KSHW-LP
- Sheridan, Wyoming; United States;
- Channels: Analog: 6 (VHF);
- Branding: Fox Sports Radio 87.7

Programming
- Affiliations: Fox Sports Radio

Ownership
- Owner: Sheridan Media; (Lovcom, Inc.);
- Sister stations: KROE, KWYO, KZWY, KLQQ, KYTI, KOWY

History
- First air date: July 31, 1979
- Last air date: July 13, 2021
- Former call signs: K06AT (1979–2013)
- Former affiliations: ABC (translator of KTWO-TV, 1979–?); Fox (translator of KHMT, 2007–2010);
- Call sign meaning: Sheridan, Wyoming

Technical information
- Licensing authority: FCC
- Facility ID: 60161
- Class: TX
- ERP: 3 kW
- Transmitter coordinates: 44°37′20″N 107°6′57.04″W﻿ / ﻿44.62222°N 107.1158444°W

Links
- Public license information: LMS
- Website: sheridanmedia.com/foxsports/

Radio station information
- Frequency: 87.7 MHz

Programming
- Format: Sports radio

= KSHW-LP =

Television station in Sheridan, Wyoming (1979–2021)
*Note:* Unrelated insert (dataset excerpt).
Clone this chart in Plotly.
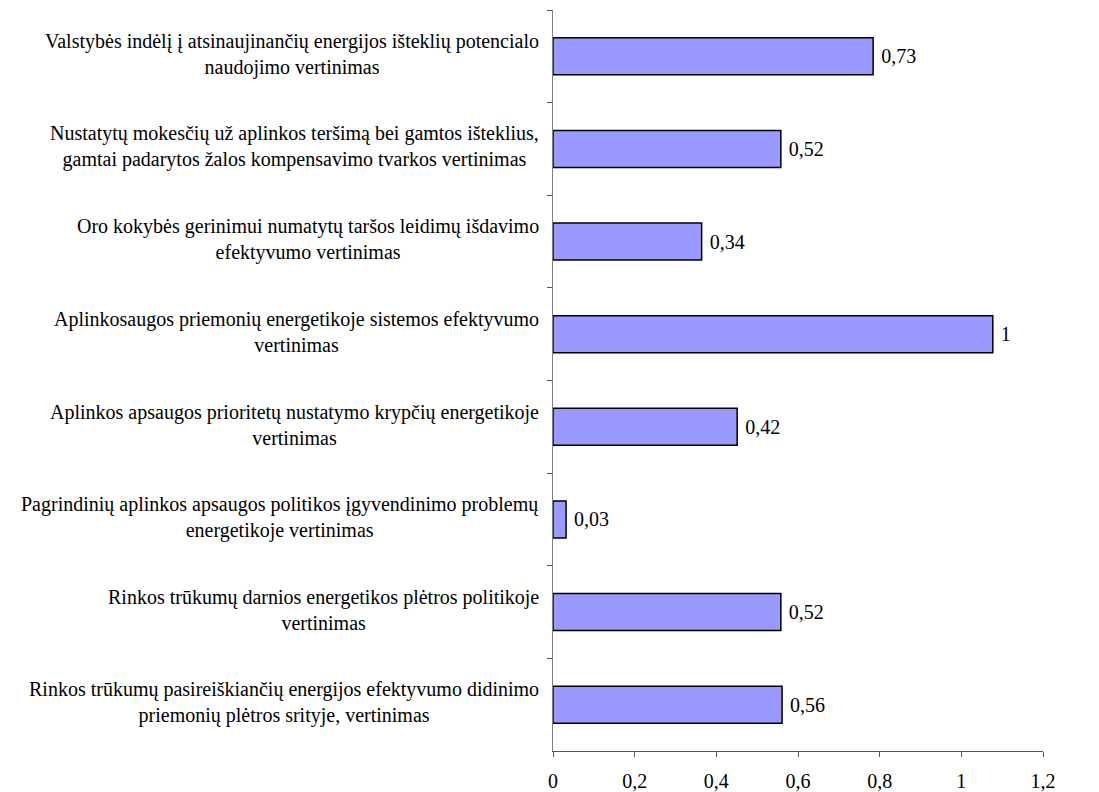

KSHW-LP (channel 6) was a low-power television station in Sheridan, Wyoming, United States. The station was last owned by Lovcom, Inc., and last broadcast a sports radio format with programming from Fox Sports Radio.

==History==
Northern Wyoming Community College was granted a construction permit for a channel 6 translator of ABC affiliate KTWO-TV (channel 2) in Casper, and assigned the call letters K06AT, on July 31, 1979. In 2007, the college transferred the facility to Nexstar Media Group, owner of Fox affiliate KHMT (channel 4) at Hardin, Montana, which the station was rebroadcasting, for no purchase price. The station was off air following the digital transition in 2009.

Lovcom, Inc., owner of the Sheridan Media cluster of radio stations, purchased K06AT from Nexstar in 2010 after being successful in obtaining authorization to move the station to the tower of its KYTI. At that time, it began airing sports radio programming, originally from ESPN Radio, which had previously aired on an HD Radio subchannel of KYTI.

As with all television stations operating as radio stations on channel 6, this station was required to convert to digital on July 13, 2021, ending the FM radio service.

Lovcom had advocated in filings with the Federal Communications Commission for technologies that would allow the transmission of an ATSC 3.0 signal and the FM audio program in the same 6 MHz, but no ATSC 3.0 modification was ever filed for KSHW-LP, which closed at the deadline and had its license deleted.